Shakespearean meals and medieval meanderings in Brighton

In Edinburgh, locals are divided about its festival - some go at it with gusto, others spend August gnashing their teeth at the traffic and tourists. At the Brighton festival - a more bijou affair - Brightonians make up the majority of audiences, and virtually everyone I talk to is upbeat about the arts jamboree, buying tickets to several shows, and getting a kick out of the town heaving.

Brighton is a city that's accustomed to a big influx of tourists throughout the summer months, and the fact that the local community is so supportive of the festival makes the embarrassing collapse of Happy Together all the more surprising.

The dreamy climate last weekend was conducive to the blend of dawdling and frenzied activity that make for a terrific festival mood. But for all the peeling, clapped-out romance of the seaside town itself, a big theatrical hit seems to be eluding Brighton this year. By far the best thing I've seen is still Stockholm, which transfers to Hampstead theatre this month.

I have yet to get to Fevered Sleep's An Infinite Line, but I took a look at the installation for the show. For this, you step into in a cool basement room full of glowing, whirring projections. The piece is a swooning evocation of the quality of light in Brighton. It made me recall the first glimpse I caught of the town's skyline - a sort of lush one-night stand between pink and blue. The installation doesn't capture Brighton in winter, when the sea is blackened and silvery, like an aged mirror, but it's a reminder to go stand and stare at the horizon.

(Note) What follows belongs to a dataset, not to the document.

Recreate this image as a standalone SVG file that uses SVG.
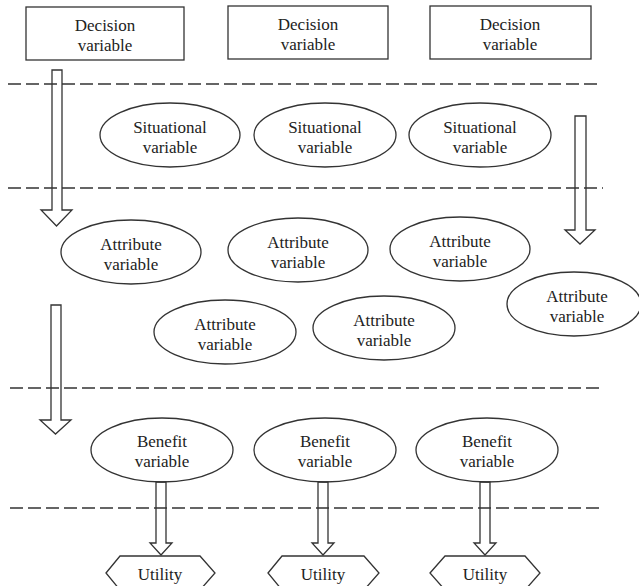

Hundreds of people turned out at Wild Park for Periplum's The Bell on Sunday night, an outdoor spectacle inspired by Andrei Rublev, Tarkovsky's epic film set in medieval Russia. It boasted a striking final image: a gigantic, fiery bell seen through a snowstorm, but this was a long time coming. The show, ponderous, portentous, and with far too many cowled monks for my taste, didn't inspire confidence in Arquiem, another promenade performance by the same company this week.

Norman, a dance theatre piece about the animator Norman McLaren, had wonderful film clips, state-of-the-art virtual projection, unexciting choreography and a script as flat as linoleum.

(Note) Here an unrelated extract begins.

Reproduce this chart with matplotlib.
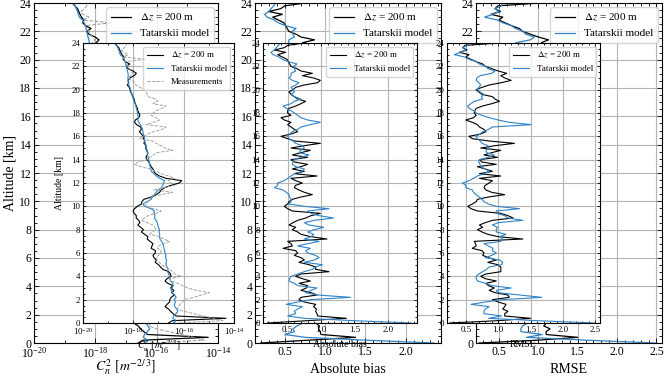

In a branch of Pizza Express, actors made up as waiters and a chef are dishing out helpings of Shakespeare a la Carte. I wanted to order Titus Andronicus - the "one with the high body count" according to the menu - but nobody bothered with my order. This is really a set meal: you have to take what you're given. It's harmless stuff, with a few nice flourishes: Ophelia distributing basil, the audience clinking their cutlery during a rousing speech from Henry V, and some very acceptable mini-croissants for breakfast.

I still haven't thanked you for last week's tips. Unfortunately, I won't be in town on May 20, so I can't catch Short Cuts at the Nightingale theatre. I saw Chris Fittock's Red and Blast Theory's Rider Spoke in London (to my mind, the later was a botched affair and I'd be curious to know whether the company have tinkered with it since then). But I should be able to make Connected: As We Are at the Brighthelm Centre. Any more suggestions?